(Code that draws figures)
※

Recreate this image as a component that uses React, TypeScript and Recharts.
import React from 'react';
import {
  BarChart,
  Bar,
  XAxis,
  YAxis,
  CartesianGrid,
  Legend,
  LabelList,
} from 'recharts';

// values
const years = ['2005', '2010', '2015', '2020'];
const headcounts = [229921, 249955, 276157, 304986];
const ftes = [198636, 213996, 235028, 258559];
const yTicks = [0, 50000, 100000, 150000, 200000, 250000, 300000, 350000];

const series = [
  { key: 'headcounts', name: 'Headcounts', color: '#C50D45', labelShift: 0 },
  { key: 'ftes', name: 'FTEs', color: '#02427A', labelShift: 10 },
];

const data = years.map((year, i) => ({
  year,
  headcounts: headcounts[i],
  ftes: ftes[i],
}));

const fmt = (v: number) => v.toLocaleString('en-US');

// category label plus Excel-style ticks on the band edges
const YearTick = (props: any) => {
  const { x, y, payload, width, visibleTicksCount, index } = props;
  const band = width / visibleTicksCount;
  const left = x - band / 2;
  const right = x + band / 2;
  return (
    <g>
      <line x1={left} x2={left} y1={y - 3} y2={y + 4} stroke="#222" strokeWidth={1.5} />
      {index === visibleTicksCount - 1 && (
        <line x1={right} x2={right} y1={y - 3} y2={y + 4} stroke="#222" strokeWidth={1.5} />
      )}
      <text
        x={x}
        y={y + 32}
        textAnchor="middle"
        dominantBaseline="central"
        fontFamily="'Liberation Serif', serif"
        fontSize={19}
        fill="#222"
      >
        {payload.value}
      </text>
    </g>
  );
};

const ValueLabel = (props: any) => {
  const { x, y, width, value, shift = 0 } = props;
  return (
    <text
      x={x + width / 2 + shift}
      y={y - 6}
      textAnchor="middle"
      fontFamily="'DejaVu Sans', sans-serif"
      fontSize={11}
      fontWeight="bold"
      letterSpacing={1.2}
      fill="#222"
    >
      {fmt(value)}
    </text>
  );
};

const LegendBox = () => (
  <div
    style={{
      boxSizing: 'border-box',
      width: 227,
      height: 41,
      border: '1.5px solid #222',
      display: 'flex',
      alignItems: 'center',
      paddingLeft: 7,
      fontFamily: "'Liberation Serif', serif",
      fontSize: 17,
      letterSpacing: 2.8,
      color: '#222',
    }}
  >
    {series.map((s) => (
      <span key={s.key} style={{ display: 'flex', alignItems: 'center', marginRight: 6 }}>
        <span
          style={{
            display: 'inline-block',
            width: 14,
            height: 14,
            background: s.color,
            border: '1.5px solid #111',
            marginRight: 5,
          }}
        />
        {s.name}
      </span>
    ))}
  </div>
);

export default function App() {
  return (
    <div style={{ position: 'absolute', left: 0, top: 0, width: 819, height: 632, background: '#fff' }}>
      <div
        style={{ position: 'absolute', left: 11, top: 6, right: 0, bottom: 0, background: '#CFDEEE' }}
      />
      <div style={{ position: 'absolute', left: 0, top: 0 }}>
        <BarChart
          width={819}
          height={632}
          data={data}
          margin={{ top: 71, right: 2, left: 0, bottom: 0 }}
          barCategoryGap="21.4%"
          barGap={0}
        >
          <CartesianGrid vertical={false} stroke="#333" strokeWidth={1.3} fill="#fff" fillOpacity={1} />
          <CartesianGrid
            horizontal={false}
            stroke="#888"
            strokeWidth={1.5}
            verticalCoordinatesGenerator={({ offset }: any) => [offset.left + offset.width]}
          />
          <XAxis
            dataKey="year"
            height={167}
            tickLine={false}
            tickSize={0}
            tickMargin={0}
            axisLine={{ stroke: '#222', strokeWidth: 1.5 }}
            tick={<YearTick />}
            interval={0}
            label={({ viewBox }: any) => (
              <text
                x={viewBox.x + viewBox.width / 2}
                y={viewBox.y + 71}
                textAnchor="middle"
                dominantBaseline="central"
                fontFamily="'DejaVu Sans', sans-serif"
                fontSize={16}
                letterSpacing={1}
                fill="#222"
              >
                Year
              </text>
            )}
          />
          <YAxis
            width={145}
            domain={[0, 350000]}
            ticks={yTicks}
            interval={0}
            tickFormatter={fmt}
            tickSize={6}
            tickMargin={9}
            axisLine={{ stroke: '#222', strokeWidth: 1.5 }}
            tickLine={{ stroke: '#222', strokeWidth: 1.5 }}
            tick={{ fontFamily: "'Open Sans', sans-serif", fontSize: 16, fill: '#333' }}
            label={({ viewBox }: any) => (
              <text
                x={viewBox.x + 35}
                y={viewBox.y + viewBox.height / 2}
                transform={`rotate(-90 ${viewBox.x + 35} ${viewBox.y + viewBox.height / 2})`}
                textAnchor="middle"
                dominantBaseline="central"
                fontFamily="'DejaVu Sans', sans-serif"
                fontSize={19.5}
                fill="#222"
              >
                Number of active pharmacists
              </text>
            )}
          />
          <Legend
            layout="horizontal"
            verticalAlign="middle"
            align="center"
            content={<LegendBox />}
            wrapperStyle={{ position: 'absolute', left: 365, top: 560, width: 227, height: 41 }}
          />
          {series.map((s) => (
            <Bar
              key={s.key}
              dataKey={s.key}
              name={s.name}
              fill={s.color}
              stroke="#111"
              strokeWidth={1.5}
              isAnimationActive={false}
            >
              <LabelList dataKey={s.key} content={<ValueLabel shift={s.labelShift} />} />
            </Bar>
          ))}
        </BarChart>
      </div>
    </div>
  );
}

※

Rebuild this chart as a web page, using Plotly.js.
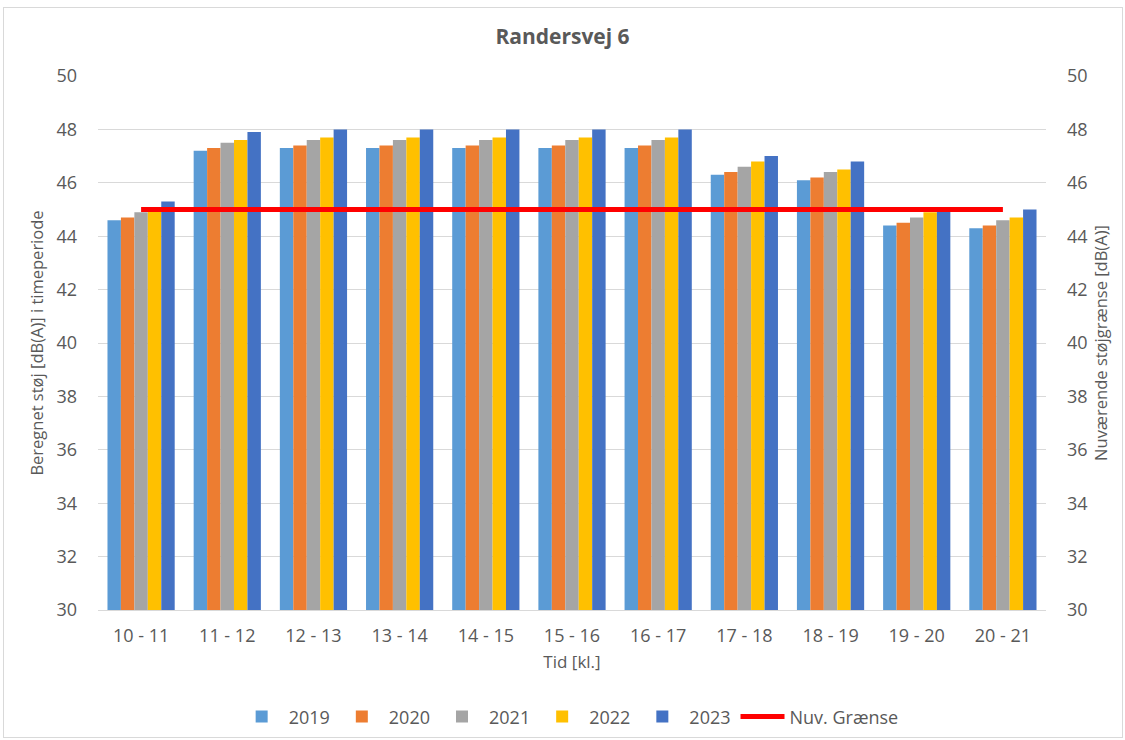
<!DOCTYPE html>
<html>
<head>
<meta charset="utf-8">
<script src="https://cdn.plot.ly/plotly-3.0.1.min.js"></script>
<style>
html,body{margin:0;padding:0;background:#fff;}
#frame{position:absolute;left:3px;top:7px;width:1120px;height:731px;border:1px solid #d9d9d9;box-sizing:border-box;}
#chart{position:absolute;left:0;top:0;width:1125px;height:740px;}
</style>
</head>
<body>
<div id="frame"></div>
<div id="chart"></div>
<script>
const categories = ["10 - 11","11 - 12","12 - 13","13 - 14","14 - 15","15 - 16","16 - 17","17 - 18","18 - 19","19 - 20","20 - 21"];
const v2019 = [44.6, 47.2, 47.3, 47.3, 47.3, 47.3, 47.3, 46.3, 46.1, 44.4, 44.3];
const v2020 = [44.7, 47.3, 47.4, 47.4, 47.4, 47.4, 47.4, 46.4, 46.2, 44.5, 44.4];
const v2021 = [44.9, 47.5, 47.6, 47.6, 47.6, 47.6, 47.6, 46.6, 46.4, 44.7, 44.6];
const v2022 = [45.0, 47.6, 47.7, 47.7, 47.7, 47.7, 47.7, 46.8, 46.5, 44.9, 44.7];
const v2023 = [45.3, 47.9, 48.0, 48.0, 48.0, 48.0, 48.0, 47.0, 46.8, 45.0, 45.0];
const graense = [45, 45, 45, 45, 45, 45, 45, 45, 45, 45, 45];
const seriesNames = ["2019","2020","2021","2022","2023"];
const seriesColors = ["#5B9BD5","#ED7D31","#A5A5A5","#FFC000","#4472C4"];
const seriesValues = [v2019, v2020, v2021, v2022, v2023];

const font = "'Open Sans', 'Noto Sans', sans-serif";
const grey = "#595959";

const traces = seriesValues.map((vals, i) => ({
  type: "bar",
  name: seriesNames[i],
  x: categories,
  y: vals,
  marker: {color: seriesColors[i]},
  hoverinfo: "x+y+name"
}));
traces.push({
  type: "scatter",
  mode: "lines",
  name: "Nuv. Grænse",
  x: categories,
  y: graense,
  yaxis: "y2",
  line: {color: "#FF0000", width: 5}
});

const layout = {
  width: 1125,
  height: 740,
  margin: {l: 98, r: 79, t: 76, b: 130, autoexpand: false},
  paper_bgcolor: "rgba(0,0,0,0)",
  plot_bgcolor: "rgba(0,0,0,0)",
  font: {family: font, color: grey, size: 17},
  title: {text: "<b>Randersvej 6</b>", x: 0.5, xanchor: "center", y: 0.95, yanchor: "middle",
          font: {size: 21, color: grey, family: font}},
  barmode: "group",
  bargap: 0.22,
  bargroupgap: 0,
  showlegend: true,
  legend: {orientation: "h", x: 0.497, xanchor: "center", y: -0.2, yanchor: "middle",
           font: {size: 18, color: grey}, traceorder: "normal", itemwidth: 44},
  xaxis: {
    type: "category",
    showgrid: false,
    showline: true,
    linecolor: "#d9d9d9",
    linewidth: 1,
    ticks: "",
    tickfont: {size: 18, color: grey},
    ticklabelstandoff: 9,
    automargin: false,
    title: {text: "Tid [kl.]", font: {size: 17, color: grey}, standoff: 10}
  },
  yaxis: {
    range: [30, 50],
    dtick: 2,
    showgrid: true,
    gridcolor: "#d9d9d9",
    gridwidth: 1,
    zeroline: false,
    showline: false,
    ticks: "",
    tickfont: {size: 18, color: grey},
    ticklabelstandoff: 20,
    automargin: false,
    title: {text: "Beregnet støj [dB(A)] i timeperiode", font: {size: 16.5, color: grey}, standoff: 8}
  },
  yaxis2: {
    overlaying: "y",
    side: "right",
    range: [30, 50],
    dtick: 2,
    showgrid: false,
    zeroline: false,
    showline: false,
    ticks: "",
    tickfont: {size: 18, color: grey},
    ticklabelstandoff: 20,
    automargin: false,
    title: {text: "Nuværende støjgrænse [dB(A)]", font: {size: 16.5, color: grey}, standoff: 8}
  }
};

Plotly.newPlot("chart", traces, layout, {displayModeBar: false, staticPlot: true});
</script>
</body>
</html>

※

(Description of the task) Scan the material above. Copy each line that holds the word "this".

(Exercise answer)
Recreate this image as a component that uses React, TypeScript and Recharts.
Rebuild this chart as a web page, using Plotly.js.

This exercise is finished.